## Requirements
Output the full material exactly as it appears here.

## Data extract
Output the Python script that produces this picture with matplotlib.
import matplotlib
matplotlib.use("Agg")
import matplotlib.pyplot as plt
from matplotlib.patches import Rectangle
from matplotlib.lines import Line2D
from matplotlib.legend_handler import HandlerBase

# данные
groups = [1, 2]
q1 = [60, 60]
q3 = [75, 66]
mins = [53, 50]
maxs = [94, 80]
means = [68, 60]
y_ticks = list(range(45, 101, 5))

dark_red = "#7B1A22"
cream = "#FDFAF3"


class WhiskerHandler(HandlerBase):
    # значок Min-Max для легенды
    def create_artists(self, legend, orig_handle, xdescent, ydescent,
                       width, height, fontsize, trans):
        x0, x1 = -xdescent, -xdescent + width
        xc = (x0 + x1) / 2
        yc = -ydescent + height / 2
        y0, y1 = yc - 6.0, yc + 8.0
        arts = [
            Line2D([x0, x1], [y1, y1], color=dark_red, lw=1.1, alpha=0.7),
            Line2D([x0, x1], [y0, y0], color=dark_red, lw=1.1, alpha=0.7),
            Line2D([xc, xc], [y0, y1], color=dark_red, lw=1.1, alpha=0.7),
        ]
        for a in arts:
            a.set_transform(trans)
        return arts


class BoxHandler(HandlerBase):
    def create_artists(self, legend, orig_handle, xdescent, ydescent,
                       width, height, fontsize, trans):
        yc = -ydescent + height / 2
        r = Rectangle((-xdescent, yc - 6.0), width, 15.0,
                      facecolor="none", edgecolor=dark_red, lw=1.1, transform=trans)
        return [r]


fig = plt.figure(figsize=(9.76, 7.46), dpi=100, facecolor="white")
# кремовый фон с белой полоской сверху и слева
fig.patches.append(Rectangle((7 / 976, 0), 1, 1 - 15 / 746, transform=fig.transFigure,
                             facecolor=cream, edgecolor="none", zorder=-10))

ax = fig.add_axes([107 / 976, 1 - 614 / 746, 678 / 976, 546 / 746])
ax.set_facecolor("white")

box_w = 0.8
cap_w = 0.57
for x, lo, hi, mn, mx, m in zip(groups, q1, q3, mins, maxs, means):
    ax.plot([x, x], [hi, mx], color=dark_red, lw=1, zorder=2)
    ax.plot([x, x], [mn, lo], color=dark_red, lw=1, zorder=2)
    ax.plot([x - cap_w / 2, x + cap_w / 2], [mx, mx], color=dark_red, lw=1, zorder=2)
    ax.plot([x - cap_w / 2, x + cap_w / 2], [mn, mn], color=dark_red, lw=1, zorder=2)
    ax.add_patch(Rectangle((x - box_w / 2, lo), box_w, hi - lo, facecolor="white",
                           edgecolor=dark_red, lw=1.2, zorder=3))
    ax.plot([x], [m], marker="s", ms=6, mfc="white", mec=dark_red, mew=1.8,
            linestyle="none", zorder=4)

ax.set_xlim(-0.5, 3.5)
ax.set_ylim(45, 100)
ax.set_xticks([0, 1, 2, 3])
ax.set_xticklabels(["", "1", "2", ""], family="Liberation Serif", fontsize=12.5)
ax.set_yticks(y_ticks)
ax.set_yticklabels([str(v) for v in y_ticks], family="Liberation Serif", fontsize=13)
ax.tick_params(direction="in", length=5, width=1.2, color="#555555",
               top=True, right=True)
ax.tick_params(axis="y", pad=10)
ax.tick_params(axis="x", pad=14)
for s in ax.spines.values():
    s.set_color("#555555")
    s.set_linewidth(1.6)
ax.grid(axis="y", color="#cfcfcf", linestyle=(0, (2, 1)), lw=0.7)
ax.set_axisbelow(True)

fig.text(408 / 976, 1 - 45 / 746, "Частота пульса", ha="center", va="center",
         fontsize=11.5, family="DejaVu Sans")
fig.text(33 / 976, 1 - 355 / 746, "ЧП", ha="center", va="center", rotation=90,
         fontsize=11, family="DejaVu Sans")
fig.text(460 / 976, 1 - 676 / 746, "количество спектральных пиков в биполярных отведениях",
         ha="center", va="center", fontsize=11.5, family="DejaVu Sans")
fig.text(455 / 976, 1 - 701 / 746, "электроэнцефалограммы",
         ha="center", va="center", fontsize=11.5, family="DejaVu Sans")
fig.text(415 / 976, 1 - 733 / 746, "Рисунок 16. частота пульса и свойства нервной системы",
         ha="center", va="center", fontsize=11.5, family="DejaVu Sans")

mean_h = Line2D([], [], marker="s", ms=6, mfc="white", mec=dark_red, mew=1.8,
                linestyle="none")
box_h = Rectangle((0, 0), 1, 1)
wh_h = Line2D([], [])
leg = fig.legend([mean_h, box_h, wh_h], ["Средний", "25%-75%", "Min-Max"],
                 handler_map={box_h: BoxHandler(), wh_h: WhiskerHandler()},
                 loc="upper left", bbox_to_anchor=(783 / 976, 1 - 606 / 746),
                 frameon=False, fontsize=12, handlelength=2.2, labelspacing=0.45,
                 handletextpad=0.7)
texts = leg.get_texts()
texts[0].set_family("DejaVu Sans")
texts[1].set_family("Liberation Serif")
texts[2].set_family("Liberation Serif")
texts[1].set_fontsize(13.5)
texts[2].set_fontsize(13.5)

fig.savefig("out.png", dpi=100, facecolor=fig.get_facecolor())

## Response to the task
Output the Python script that produces this picture with matplotlib.
import matplotlib
matplotlib.use("Agg")
import matplotlib.pyplot as plt
from matplotlib.patches import Rectangle
from matplotlib.lines import Line2D
from matplotlib.legend_handler import HandlerBase

# данные
groups = [1, 2]
q1 = [60, 60]
q3 = [75, 66]
mins = [53, 50]
maxs = [94, 80]
means = [68, 60]
y_ticks = list(range(45, 101, 5))

dark_red = "#7B1A22"
cream = "#FDFAF3"


class WhiskerHandler(HandlerBase):
    # значок Min-Max для легенды
    def create_artists(self, legend, orig_handle, xdescent, ydescent,
                       width, height, fontsize, trans):
        x0, x1 = -xdescent, -xdescent + width
        xc = (x0 + x1) / 2
        yc = -ydescent + height / 2
        y0, y1 = yc - 6.0, yc + 8.0
        arts = [
            Line2D([x0, x1], [y1, y1], color=dark_red, lw=1.1, alpha=0.7),
            Line2D([x0, x1], [y0, y0], color=dark_red, lw=1.1, alpha=0.7),
            Line2D([xc, xc], [y0, y1], color=dark_red, lw=1.1, alpha=0.7),
        ]
        for a in arts:
            a.set_transform(trans)
        return arts


class BoxHandler(HandlerBase):
    def create_artists(self, legend, orig_handle, xdescent, ydescent,
                       width, height, fontsize, trans):
        yc = -ydescent + height / 2
        r = Rectangle((-xdescent, yc - 6.0), width, 15.0,
                      facecolor="none", edgecolor=dark_red, lw=1.1, transform=trans)
        return [r]


fig = plt.figure(figsize=(9.76, 7.46), dpi=100, facecolor="white")
# кремовый фон с белой полоской сверху и слева
fig.patches.append(Rectangle((7 / 976, 0), 1, 1 - 15 / 746, transform=fig.transFigure,
                             facecolor=cream, edgecolor="none", zorder=-10))

ax = fig.add_axes([107 / 976, 1 - 614 / 746, 678 / 976, 546 / 746])
ax.set_facecolor("white")

box_w = 0.8
cap_w = 0.57
for x, lo, hi, mn, mx, m in zip(groups, q1, q3, mins, maxs, means):
    ax.plot([x, x], [hi, mx], color=dark_red, lw=1, zorder=2)
    ax.plot([x, x], [mn, lo], color=dark_red, lw=1, zorder=2)
    ax.plot([x - cap_w / 2, x + cap_w / 2], [mx, mx], color=dark_red, lw=1, zorder=2)
    ax.plot([x - cap_w / 2, x + cap_w / 2], [mn, mn], color=dark_red, lw=1, zorder=2)
    ax.add_patch(Rectangle((x - box_w / 2, lo), box_w, hi - lo, facecolor="white",
                           edgecolor=dark_red, lw=1.2, zorder=3))
    ax.plot([x], [m], marker="s", ms=6, mfc="white", mec=dark_red, mew=1.8,
            linestyle="none", zorder=4)

ax.set_xlim(-0.5, 3.5)
ax.set_ylim(45, 100)
ax.set_xticks([0, 1, 2, 3])
ax.set_xticklabels(["", "1", "2", ""], family="Liberation Serif", fontsize=12.5)
ax.set_yticks(y_ticks)
ax.set_yticklabels([str(v) for v in y_ticks], family="Liberation Serif", fontsize=13)
ax.tick_params(direction="in", length=5, width=1.2, color="#555555",
               top=True, right=True)
ax.tick_params(axis="y", pad=10)
ax.tick_params(axis="x", pad=14)
for s in ax.spines.values():
    s.set_color("#555555")
    s.set_linewidth(1.6)
ax.grid(axis="y", color="#cfcfcf", linestyle=(0, (2, 1)), lw=0.7)
ax.set_axisbelow(True)

fig.text(408 / 976, 1 - 45 / 746, "Частота пульса", ha="center", va="center",
         fontsize=11.5, family="DejaVu Sans")
fig.text(33 / 976, 1 - 355 / 746, "ЧП", ha="center", va="center", rotation=90,
         fontsize=11, family="DejaVu Sans")
fig.text(460 / 976, 1 - 676 / 746, "количество спектральных пиков в биполярных отведениях",
         ha="center", va="center", fontsize=11.5, family="DejaVu Sans")
fig.text(455 / 976, 1 - 701 / 746, "электроэнцефалограммы",
         ha="center", va="center", fontsize=11.5, family="DejaVu Sans")
fig.text(415 / 976, 1 - 733 / 746, "Рисунок 16. частота пульса и свойства нервной системы",
         ha="center", va="center", fontsize=11.5, family="DejaVu Sans")

mean_h = Line2D([], [], marker="s", ms=6, mfc="white", mec=dark_red, mew=1.8,
                linestyle="none")
box_h = Rectangle((0, 0), 1, 1)
wh_h = Line2D([], [])
leg = fig.legend([mean_h, box_h, wh_h], ["Средний", "25%-75%", "Min-Max"],
                 handler_map={box_h: BoxHandler(), wh_h: WhiskerHandler()},
                 loc="upper left", bbox_to_anchor=(783 / 976, 1 - 606 / 746),
                 frameon=False, fontsize=12, handlelength=2.2, labelspacing=0.45,
                 handletextpad=0.7)
texts = leg.get_texts()
texts[0].set_family("DejaVu Sans")
texts[1].set_family("Liberation Serif")
texts[2].set_family("Liberation Serif")
texts[1].set_fontsize(13.5)
texts[2].set_fontsize(13.5)

fig.savefig("out.png", dpi=100, facecolor=fig.get_facecolor())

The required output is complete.